§ Your instructions
Search the material for the word "with" and copy each line that holds it.

§ Data
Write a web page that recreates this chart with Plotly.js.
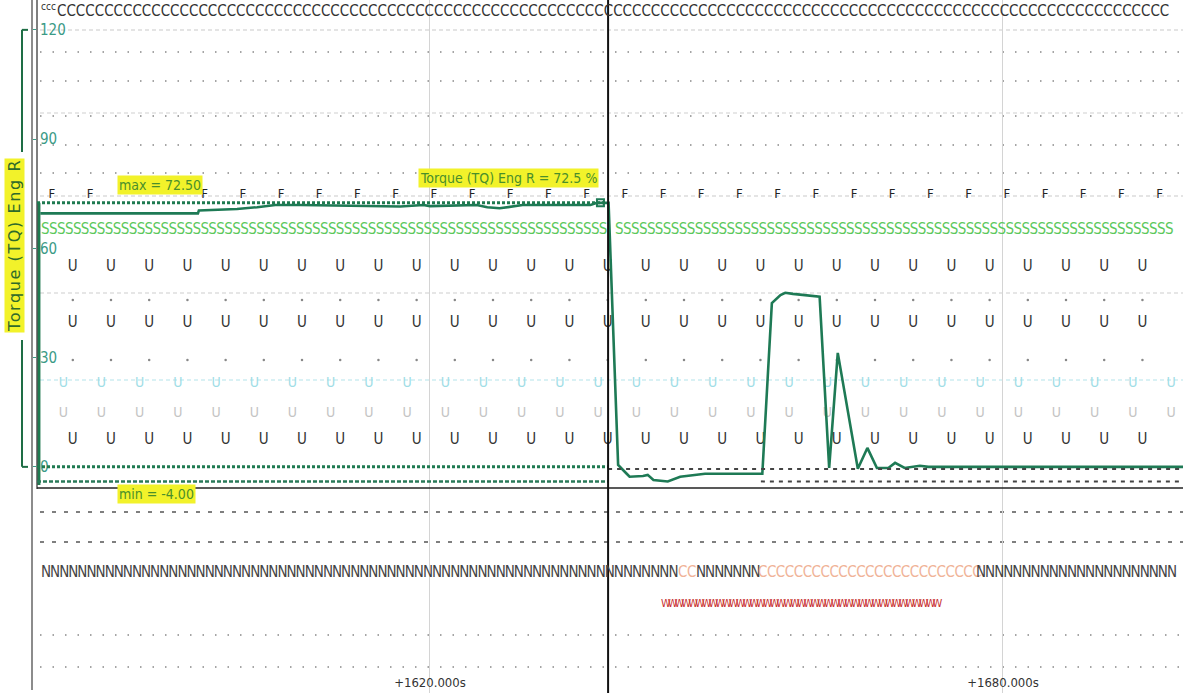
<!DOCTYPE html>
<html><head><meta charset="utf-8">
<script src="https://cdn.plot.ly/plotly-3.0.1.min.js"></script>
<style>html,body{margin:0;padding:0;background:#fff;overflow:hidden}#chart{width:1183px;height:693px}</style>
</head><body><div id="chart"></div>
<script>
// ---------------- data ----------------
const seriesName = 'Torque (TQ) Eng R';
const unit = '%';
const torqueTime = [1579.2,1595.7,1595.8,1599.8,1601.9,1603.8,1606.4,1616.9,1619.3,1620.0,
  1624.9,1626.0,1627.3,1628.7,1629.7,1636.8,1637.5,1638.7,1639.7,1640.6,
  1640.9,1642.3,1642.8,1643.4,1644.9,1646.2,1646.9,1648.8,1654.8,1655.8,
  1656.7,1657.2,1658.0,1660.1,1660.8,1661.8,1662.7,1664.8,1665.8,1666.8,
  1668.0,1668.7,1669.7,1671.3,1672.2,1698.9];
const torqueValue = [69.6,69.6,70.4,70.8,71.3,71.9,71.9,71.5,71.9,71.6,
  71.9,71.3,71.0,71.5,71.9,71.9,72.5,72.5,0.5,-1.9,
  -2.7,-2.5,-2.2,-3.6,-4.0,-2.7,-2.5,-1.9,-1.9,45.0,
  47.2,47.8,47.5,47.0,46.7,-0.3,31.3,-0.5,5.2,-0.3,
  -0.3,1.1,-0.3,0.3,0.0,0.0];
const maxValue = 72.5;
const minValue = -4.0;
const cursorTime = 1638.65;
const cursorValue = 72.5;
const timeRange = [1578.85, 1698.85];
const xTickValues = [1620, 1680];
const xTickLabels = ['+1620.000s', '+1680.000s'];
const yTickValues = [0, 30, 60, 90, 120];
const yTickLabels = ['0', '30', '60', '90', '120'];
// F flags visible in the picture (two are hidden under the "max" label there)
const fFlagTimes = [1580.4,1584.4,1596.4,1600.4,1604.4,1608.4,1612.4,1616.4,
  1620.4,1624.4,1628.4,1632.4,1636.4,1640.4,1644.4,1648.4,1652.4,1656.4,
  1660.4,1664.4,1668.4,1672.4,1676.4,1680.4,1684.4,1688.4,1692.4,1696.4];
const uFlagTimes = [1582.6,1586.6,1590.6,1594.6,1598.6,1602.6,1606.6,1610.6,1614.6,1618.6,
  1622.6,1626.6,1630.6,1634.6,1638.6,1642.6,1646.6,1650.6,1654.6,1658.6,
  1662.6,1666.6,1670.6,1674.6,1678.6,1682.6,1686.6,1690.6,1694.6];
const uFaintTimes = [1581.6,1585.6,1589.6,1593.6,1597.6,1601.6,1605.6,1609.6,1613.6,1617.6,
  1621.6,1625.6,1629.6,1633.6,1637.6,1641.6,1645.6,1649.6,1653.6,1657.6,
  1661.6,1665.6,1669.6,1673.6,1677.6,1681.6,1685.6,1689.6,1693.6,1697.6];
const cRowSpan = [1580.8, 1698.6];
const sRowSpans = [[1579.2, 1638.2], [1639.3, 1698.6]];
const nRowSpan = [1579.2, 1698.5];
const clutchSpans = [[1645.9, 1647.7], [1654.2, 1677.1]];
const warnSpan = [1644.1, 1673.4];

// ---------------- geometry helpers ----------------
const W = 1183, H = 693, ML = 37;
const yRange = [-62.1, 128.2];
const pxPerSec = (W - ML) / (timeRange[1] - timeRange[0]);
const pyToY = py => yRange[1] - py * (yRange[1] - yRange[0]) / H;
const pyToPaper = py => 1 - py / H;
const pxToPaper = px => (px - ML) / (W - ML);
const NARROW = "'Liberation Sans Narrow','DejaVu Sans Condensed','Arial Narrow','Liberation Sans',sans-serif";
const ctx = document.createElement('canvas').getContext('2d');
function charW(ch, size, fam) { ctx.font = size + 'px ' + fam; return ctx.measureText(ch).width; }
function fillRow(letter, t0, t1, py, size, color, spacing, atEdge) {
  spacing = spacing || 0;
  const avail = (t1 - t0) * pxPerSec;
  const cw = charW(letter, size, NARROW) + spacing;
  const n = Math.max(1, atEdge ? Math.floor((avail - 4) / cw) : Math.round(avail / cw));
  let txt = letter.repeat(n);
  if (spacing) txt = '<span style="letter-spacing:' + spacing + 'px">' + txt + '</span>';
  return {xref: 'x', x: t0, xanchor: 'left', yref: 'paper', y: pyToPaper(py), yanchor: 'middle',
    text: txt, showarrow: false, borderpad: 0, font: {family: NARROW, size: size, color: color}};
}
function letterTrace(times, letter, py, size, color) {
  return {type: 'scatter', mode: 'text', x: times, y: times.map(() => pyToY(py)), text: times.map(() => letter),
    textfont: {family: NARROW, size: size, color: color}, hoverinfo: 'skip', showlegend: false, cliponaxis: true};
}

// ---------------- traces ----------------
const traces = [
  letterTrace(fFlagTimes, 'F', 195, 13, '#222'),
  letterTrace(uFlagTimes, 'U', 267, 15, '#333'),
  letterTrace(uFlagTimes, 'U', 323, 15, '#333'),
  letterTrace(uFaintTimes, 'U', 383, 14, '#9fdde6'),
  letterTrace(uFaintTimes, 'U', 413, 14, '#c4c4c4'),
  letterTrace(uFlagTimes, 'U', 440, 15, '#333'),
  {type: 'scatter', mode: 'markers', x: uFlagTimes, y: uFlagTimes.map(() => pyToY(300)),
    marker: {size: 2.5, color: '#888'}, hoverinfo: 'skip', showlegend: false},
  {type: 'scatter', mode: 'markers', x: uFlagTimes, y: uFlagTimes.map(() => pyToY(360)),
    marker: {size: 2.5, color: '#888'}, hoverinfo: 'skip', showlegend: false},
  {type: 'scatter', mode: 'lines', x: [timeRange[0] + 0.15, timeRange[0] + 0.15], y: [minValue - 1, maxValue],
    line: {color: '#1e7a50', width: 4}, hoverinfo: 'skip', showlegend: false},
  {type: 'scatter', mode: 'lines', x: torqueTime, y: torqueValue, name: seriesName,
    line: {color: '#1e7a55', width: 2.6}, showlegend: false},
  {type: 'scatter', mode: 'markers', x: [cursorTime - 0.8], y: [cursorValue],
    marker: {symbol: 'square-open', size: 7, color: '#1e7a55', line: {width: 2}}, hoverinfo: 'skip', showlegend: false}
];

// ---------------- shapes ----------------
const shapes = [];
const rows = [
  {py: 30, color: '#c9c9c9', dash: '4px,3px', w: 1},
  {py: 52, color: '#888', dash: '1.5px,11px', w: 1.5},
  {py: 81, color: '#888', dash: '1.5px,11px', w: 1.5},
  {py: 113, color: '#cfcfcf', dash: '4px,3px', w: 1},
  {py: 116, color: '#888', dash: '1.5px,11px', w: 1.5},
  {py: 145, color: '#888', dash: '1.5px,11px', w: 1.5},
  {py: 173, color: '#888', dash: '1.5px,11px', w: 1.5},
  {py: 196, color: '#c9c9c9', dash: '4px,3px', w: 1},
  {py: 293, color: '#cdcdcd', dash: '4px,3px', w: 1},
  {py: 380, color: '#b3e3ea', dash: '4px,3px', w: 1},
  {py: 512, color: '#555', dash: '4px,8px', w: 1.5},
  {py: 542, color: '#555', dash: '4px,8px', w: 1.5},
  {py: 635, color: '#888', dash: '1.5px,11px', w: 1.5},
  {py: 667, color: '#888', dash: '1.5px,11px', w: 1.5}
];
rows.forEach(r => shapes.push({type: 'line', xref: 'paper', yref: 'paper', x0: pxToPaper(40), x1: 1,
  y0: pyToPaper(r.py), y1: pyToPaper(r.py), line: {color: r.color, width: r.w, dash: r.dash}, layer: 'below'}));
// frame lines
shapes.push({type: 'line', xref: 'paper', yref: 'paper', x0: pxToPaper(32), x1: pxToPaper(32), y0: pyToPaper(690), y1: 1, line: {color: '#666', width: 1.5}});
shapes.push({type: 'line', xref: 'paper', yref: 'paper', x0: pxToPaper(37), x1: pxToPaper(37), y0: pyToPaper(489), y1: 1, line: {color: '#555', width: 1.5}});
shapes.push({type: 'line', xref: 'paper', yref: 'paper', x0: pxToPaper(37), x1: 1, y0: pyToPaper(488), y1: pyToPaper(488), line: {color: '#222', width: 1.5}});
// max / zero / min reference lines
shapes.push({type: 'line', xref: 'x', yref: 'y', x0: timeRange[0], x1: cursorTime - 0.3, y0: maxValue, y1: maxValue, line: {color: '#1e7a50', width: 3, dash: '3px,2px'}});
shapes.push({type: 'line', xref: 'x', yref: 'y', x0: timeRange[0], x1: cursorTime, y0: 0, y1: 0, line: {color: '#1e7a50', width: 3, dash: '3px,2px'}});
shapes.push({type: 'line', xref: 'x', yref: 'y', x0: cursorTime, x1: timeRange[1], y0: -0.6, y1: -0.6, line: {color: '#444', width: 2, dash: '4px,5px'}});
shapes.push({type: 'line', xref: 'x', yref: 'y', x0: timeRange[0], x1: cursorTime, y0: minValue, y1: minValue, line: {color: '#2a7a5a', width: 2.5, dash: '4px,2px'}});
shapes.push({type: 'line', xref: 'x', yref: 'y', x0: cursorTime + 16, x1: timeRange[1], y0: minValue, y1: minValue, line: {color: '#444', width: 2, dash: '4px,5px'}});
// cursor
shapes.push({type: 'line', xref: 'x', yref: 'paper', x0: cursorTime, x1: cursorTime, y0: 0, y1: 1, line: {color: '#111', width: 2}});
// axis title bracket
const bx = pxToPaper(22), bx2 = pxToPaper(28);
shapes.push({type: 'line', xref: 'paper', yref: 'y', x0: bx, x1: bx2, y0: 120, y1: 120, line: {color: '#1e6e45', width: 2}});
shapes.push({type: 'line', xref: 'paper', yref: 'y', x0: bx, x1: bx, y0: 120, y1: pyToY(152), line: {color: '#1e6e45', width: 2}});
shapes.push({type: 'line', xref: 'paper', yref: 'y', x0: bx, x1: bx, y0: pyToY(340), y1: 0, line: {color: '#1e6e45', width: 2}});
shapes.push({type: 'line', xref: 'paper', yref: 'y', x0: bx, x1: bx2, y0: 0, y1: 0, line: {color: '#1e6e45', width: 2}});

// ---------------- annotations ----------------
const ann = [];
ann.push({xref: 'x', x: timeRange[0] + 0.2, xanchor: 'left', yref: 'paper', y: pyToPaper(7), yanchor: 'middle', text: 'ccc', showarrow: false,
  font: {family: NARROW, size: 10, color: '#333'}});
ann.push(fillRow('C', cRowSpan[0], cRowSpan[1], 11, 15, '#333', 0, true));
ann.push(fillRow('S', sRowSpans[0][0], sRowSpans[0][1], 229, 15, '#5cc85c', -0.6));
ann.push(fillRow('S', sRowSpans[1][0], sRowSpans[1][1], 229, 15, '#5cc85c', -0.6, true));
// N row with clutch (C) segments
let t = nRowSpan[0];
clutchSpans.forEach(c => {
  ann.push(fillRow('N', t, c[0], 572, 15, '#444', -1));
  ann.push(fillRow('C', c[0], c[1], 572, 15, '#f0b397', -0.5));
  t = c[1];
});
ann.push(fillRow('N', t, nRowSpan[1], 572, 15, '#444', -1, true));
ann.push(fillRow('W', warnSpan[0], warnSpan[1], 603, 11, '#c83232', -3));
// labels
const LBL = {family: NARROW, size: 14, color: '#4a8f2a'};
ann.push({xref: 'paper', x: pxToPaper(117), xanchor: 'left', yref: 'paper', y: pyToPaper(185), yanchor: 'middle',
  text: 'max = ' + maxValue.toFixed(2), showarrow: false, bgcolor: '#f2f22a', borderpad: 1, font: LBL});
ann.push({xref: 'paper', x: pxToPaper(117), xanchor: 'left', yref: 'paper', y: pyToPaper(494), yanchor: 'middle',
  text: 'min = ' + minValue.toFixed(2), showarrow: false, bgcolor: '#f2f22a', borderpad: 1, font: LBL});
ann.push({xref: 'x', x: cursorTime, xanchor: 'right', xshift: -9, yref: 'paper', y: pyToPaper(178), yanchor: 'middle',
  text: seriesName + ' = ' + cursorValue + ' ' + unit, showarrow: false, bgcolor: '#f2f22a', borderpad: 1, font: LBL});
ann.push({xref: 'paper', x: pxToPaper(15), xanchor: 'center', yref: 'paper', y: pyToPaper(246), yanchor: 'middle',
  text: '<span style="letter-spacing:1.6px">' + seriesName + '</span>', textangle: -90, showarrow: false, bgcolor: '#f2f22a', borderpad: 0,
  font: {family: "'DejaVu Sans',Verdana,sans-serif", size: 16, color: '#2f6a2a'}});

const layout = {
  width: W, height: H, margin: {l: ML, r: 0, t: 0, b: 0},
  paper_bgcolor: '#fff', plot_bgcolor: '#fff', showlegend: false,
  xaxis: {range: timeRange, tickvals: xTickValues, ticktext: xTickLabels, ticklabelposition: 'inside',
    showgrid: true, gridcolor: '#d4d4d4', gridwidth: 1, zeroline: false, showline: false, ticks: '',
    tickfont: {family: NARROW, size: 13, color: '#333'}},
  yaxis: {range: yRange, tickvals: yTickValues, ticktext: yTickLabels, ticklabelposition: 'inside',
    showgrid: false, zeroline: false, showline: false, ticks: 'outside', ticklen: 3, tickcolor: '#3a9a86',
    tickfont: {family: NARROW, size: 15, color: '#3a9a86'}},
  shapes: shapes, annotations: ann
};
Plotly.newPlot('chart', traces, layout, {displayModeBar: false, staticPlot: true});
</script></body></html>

§ The result
Write a web page that recreates this chart with Plotly.js.
// N row with clutch (C) segments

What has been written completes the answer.